In a presentation to investors, Publicis Groupe noted that it is now the largest advertising company in terms of net billings in the world’s two largest markets, the US and China.
This is partly due to a phenomenal FY25 in which Publicis Groupe won $10.4 billion in net new business media billings, according to COMvergence data. This was well above its nearest rival IPG ($1.8 billion) and Omnicom Media ($1.3 billion) — which merged at the end of last year.
In Australia, Publicis Groupe and WPP were the leading holding companies in COMvergence and RECMA rankings. Notable media wins included Mars, Flight Centre, Honda, Paramount, Tennis Australia and HBF.
Publicis Groupe says that its market leading growth is down to three factors: significant investments in data and technology (Publics Sapient and Epsilon), the elimination of service silos (its Power of One strategy) and being the first mover on AI technology with the creation of Marcel in 2017. Since Marcel launched, Publicis Groupe has nearly nearly doubled its EBITDA to €3.2 billion.

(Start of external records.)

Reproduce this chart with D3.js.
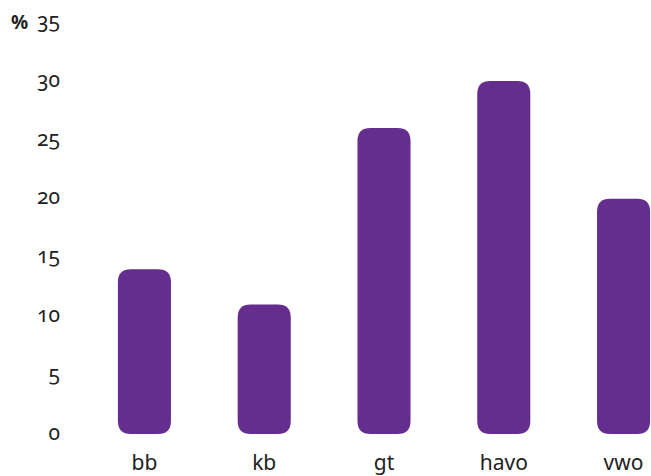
<!DOCTYPE html>
<html><head><meta charset="utf-8">
<script src="https://cdn.jsdelivr.net/npm/d3@7/dist/d3.min.js"></script>
<style>
body{margin:0;background:#fff;}
text{font-family:"Noto Sans",sans-serif;fill:#222;}
</style></head>
<body>
<svg id="c" width="651" height="476"></svg>
<script>
const categories = ["bb","kb","gt","havo","vwo"];
const values = [14, 11, 26, 30, 20];
const yTicks = [0,5,10,15,20,25,30,35];
const unitLabel = "%";

const svg = d3.select("#c");
const y = d3.scaleLinear().domain([0,35]).range([434, 22.2]);
const x = d3.scaleBand().domain(categories).range([84.6, 683.4]).paddingInner(0.557).paddingOuter(0.278);

svg.append("g").selectAll("path").data(values).join("path")
  .attr("fill","#652d8e")
  .attr("d",(d,i)=>{
    const x0=x(categories[i]), w=x.bandwidth(), y0=y(d), y1=y(0), r=13;
    return `M${x0+r},${y0}H${x0+w-r}Q${x0+w},${y0} ${x0+w},${y0+r}V${y1-r}Q${x0+w},${y1} ${x0+w-r},${y1}H${x0+r}Q${x0},${y1} ${x0},${y1-r}V${y0+r}Q${x0},${y0} ${x0+r},${y0}Z`;
  });

svg.append("g").selectAll("text").data(yTicks).join("text")
  .attr("x",60).attr("y",d=>y(d)).attr("dy","0.27em")
  .attr("text-anchor","end")
  .style("font-size","21px").style("font-weight",400).style("font-feature-settings",'"onum" 1')
  .text(d=>d);

svg.append("text").attr("x",11).attr("y",y(35)).attr("dy","0.35em")
  .style("font-size","19px").style("font-weight","bold").text(unitLabel);

svg.append("g").selectAll("text").data(categories).join("text")
  .attr("x",d=>x(d)+x.bandwidth()/2).attr("y",470)
  .attr("text-anchor","middle").style("font-size","21px").style("font-weight",400).text(d=>d);
</script>
</body></html>
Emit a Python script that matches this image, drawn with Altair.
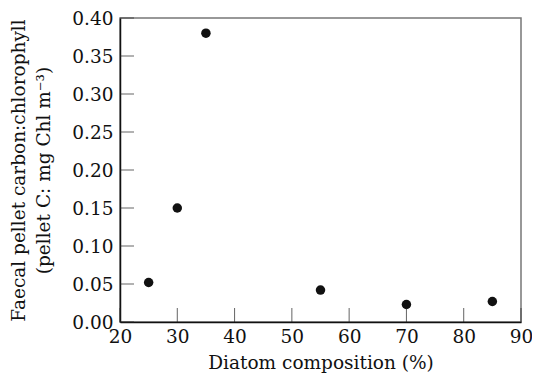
import altair as alt
import pandas as pd

diatom = [25, 30, 35, 55, 70, 85]
ratio = [0.052, 0.150, 0.380, 0.042, 0.023, 0.027]
x_ticks = [20, 30, 40, 50, 60, 70, 80, 90]
y_ticks = [0.0, 0.05, 0.10, 0.15, 0.20, 0.25, 0.30, 0.35, 0.40]

W, H = 401, 304
TICK = 14
FONT = "DejaVu Serif"

pts = pd.DataFrame({"diatom": diatom, "ratio": ratio})
xt = pd.DataFrame({"diatom": x_ticks})
yt = pd.DataFrame({"ratio": y_ticks})

xscale = alt.Scale(domain=[20, 90], nice=False, zero=False)
yscale = alt.Scale(domain=[0, 0.40], nice=False)
xaxis = alt.Axis(values=x_ticks, format="d", ticks=False, labelFlush=False,
                 title="Diatom composition (%)", labelPadding=5, titlePadding=8)
yaxis = alt.Axis(values=y_ticks, format=".2f", ticks=False, labelFlush=False,
                 title=["Faecal pellet carbon:chlorophyll", "(pellet C: mg Chl m⁻³)"],
                 labelPadding=7, titlePadding=18, titleLineHeight=25)

points = alt.Chart(pts).mark_circle(size=90, color="#111111", opacity=1).encode(
    x=alt.X("diatom:Q", scale=xscale, axis=xaxis),
    y=alt.Y("ratio:Q", scale=yscale, axis=yaxis),
)

xtick_layer = alt.Chart(xt).mark_tick(orient="vertical", size=TICK, thickness=1,
                                      color="#222222").encode(
    x=alt.X("diatom:Q", scale=xscale, axis=xaxis),
    y=alt.value(H - TICK / 2),
)
ytick_layer = alt.Chart(yt).mark_tick(orient="horizontal", size=TICK, thickness=1,
                                      color="#222222").encode(
    y=alt.Y("ratio:Q", scale=yscale, axis=yaxis),
    x=alt.value(TICK / 2),
)

chart = alt.layer(points, xtick_layer, ytick_layer).properties(
    width=W, height=H,
    autosize=alt.AutoSizeParams(type="none"),
    padding={"left": 112, "top": 10, "right": 11, "bottom": 51},
).configure_view(
    stroke="#777777", strokeWidth=1.5
).configure_axis(
    domainColor="#111111", domainWidth=1.5,
    labelFont=FONT, titleFont=FONT, labelFontSize=18.5, titleFontSize=18.5,
    labelColor="#111111", titleColor="#111111", titleFontWeight="normal",
    grid=False,
)

chart.save("out.html", embed_options={"renderer": "svg", "actions": False})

More recently, Publicis Groupe is investing in the channels and capabilities that it said is delivering the most value for our clients, such as the creative intelligence platform Adge.AI, sports marketing agency, 160/90.
“We have zero distraction, meaning we are 100 per cent focused on our clients,” Sadoun told investors. “Today our transformation is behind us. While others are still reorganising their structures and cutting costs, we are executing and growing from our performance.”
He added that AI has enabled Publics Groupe to “shift towards the right balance of people, technology, platforms and agents”.
“Since 2024, we have accelerated the agenctification of our labour intensive tasks, among many other AI initiatives,” he said.
“AI is making us faster and more efficient, but overall it is putting us at the heart of our client’s agentic marketing transformation. Today our clients see us as the advanced players in this domain.”